Search the material below for the word "this". Copy every line that has it.

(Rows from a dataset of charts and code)
******

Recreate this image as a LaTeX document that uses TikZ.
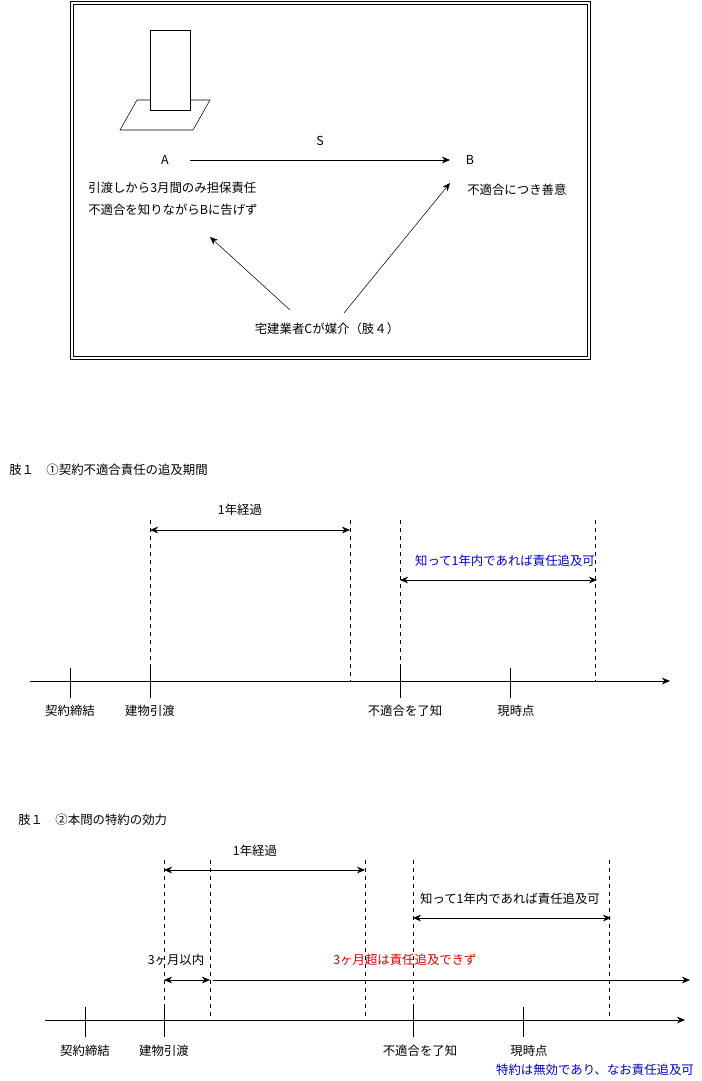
\documentclass[tikz,border=0pt]{standalone}
\usepackage{fontspec}
\setmainfont{Noto Sans CJK JP}
\usetikzlibrary{arrows.meta}
\tikzset{
  lbl/.style={inner sep=0pt,font=\fontsize{9.3}{11}\selectfont},
  arr/.style={-{Stealth[length=6pt,width=5pt]},thin},
  darr/.style={{Stealth[length=6pt,width=5pt]}-{Stealth[length=6pt,width=5pt]},thin},
  guide/.style={dashed,thin},
  tick/.style={thin}
}
\begin{document}
\begin{tikzpicture}[x=0.75pt,y=-0.75pt]
\useasboundingbox (0,0) rectangle (701,1081);
%frame
\draw[thin] (70,1) rectangle (590,359);
\draw[thin] (73,4) rectangle (587,356);
%building
\draw[thin] (137,100) -- (210,100) -- (193,130) -- (120,130) -- cycle;
\draw[thin,fill=white] (150,30) rectangle (190,110);
%parties
\node[lbl] (a) at (165,160) {A};
\node[lbl] (b) at (470,160) {B};
\node[lbl] (s) at (320,141) {S};
\coordinate (aend) at (190,160);
\coordinate (bend) at (450,160);
\draw[arr] (aend) -- (bend);
\node[lbl,anchor=west] (atxt1) at (88,188) {引渡しから3月間のみ担保責任};
\node[lbl,anchor=west] (atxt2) at (88,210) {不適合を知りながらBに告げず};
\node[lbl,anchor=west] (btxt) at (467,190) {不適合につき善意};
\node[lbl] (c) at (327,329) {宅建業者Cが媒介（肢４）};
\coordinate (c1) at (290,310);
\coordinate (c2) at (344,313);
\coordinate (ca) at (210,237);
\coordinate (cb) at (450,183);
\draw[arr] (c1) -- (ca);
\draw[arr] (c2) -- (cb);

%section 1
\node[lbl,anchor=west] (t1) at (9,470) {肢１　①契約不適合責任の追及期間};
\coordinate (ax1s) at (30,681);
\coordinate (ax1e) at (670,681);
\draw[arr] (ax1s) -- (ax1e);
\draw[tick] (70,668) -- (70,698);
\draw[tick] (150,668) -- (150,698);
\draw[tick] (400,668) -- (400,698);
\draw[tick] (510,668) -- (510,698);
\draw[guide] (150,520) -- (150,668);
\draw[guide] (350,520) -- (350,681);
\draw[guide] (400,520) -- (400,668);
\draw[guide] (595,520) -- (595,681);
\draw[darr] (150,530) -- (350,530);
\node[lbl] (y1) at (240,510) {1年経過};
\draw[darr] (400,580) -- (597,580);
\node[lbl,text=blue!80!black] (k1) at (505,561) {知って1年内であれば責任追及可};
\node[lbl] (p1) at (70,711) {契約締結};
\node[lbl] (p2) at (150,711) {建物引渡};
\node[lbl] (p3) at (405,711) {不適合を了知};
\node[lbl] (p4) at (516,711) {現時点};

%section 2
\node[lbl,anchor=west] (t2) at (18,820) {肢１　②本問の特約の効力};
\coordinate (ax2s) at (45,1020);
\coordinate (ax2e) at (685,1020);
\draw[arr] (ax2s) -- (ax2e);
\draw[tick] (85,1007) -- (85,1037);
\draw[tick] (164,1007) -- (164,1037);
\draw[tick] (413,1007) -- (413,1037);
\draw[tick] (523,1007) -- (523,1037);
\draw[guide] (164,860) -- (164,1007);
\draw[guide] (210,860) -- (210,1020);
\draw[guide] (365,860) -- (365,1020);
\draw[guide] (413,860) -- (413,1007);
\draw[guide] (609,860) -- (609,1020);
\draw[darr] (164,870) -- (365,870);
\node[lbl] (y2) at (255,851) {1年経過};
\draw[darr] (413,918) -- (611,918);
\node[lbl] (k2) at (510,899) {知って1年内であれば責任追及可};
\draw[darr] (164,980) -- (210,980);
\node[lbl] (m3) at (176,960) {3ヶ月以内};
\draw[arr] (213,980) -- (690,980);
\node[lbl,text=red!85!black] (m3x) at (405,960) {3ヶ月超は責任追及できず};
\node[lbl] (q1) at (85,1051) {契約締結};
\node[lbl] (q2) at (164,1051) {建物引渡};
\node[lbl] (q3) at (420,1051) {不適合を了知};
\node[lbl] (q4) at (529,1051) {現時点};
\node[lbl,text=blue!80!black] (inv) at (595,1070) {特約は無効であり、なお責任追及可};
\end{tikzpicture}
\end{document}
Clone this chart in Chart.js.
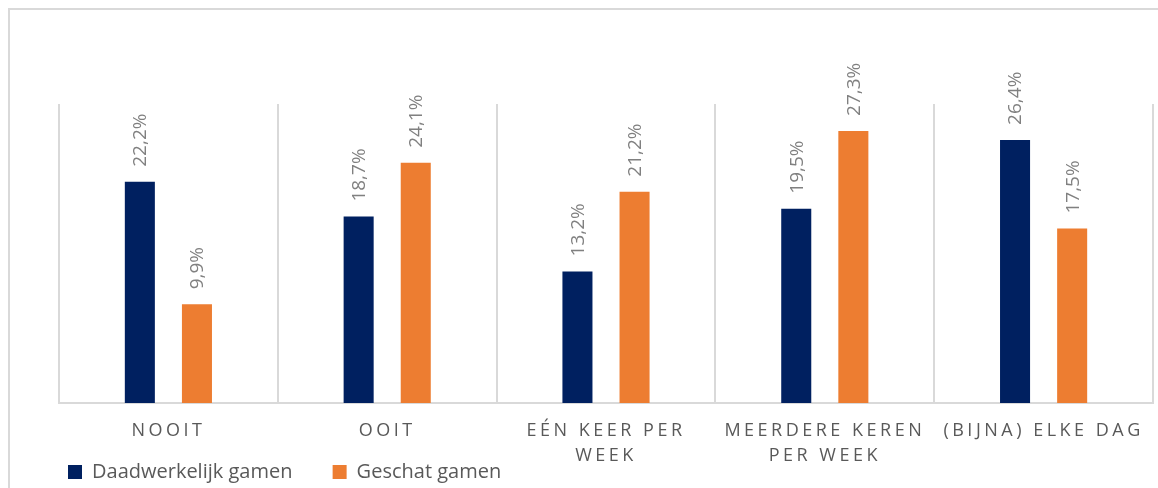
<!DOCTYPE html>
<html>
<head>
<meta charset="utf-8">
<script src="https://cdn.jsdelivr.net/npm/chart.js@4"></script>
<style>
  html, body { margin: 0; padding: 0; background: #fff; }
  #wrap { position: relative; width: 1158px; height: 488px; overflow: hidden; }
  #frame { position: absolute; left: 8px; top: 8px; width: 1300px; height: 600px; border: 2px solid #d9d9d9; }
  canvas { position: absolute; left: 0; top: 0; }
</style>
</head>
<body>
<div id="wrap">
  <div id="frame"></div>
  <canvas id="gamen" width="1158" height="488"></canvas>
</div>
<script>
// categorieen en waarden (in %)
const categories = ['NOOIT', 'OOIT', ['EÉN KEER PER', 'WEEK'], ['MEERDERE KEREN', 'PER WEEK'], '(BIJNA) ELKE DAG'];
const daadwerkelijk = [22.2, 18.7, 13.2, 19.5, 26.4];
const geschat = [9.9, 24.1, 21.2, 27.3, 17.5];
const seriesNames = ['Daadwerkelijk gamen', 'Geschat gamen'];

// category as usual, but with letter spacing on the tick labels
// and no clipping (second label line runs into the legend row)
class SpacedCategory extends Chart.CategoryScale {
  _computeLabelArea() {
    return undefined;
  }
  drawLabels(area) {
    this.ctx.save();
    this.ctx.letterSpacing = '3.5px';
    super.drawLabels(area);
    this.ctx.restore();
  }
}
SpacedCategory.id = 'spacedCategory';
SpacedCategory.defaults = Chart.CategoryScale.defaults;
Chart.register(SpacedCategory);

// rotated value labels above the bars
const valueLabels = {
  id: 'valueLabels',
  afterDatasetsDraw(chart) {
    const ctx = chart.ctx;
    ctx.save();
    ctx.fillStyle = '#808080';
    ctx.font = '19px "Open Sans"';
    ctx.textAlign = 'left';
    ctx.textBaseline = 'middle';
    chart.data.datasets.forEach((ds, i) => {
      chart.getDatasetMeta(i).data.forEach((bar, j) => {
        var txt = ds.data[j].toFixed(1).replace('.', ',') + '%';
        ctx.save();
        ctx.translate(bar.x + 1, bar.y - 15);
        ctx.rotate(-Math.PI / 2);
        ctx.fillText(txt, 0, 0);
        ctx.restore();
      });
    });
    ctx.restore();
  }
};

new Chart(document.getElementById('gamen'), {
  type: 'bar',
  data: {
    labels: categories,
    datasets: [
      { label: seriesNames[0], data: daadwerkelijk, backgroundColor: '#002060' },
      { label: seriesNames[1], data: geschat, backgroundColor: '#ED7D31' }
    ]
  },
  options: {
    responsive: false,
    animation: false,
    categoryPercentage: 0.522,
    barPercentage: 0.526,
    layout: { padding: { top: 104, left: 59, right: 5, bottom: -4 } },
    scales: {
      x: {
        type: 'spacedCategory',
        grid: { color: '#d9d9d9', lineWidth: 2, drawTicks: false, offset: true },
        border: { color: '#d9d9d9', width: 2 },
        ticks: {
          color: '#595959',
          font: { family: 'Open Sans', size: 18, lineHeight: 1.4 },
          padding: 15,
          maxRotation: 0,
          autoSkip: false
        },
        afterFit: (scale) => { scale.height = 50; }
      },
      y: {
        display: false,
        min: 0,
        max: 30
      }
    },
    plugins: {
      legend: {
        position: 'bottom',
        align: 'start',
        labels: {
          boxWidth: 14,
          boxHeight: 14,
          padding: 9,
          color: '#595959',
          font: { family: 'Open Sans', size: 20 },
          generateLabels: (chart) => {
            var items = Chart.defaults.plugins.legend.labels.generateLabels(chart);
            items[0].text = items[0].text + '      ';
            return items;
          }
        }
      },
      tooltip: { enabled: false }
    }
  },
  plugins: [valueLabels]
});
</script>
</body>
</html>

******

_Answer below_
Recreate this image as a LaTeX document that uses TikZ.
Clone this chart in Chart.js.
    this.ctx.save();
    this.ctx.letterSpacing = '3.5px';
    this.ctx.restore();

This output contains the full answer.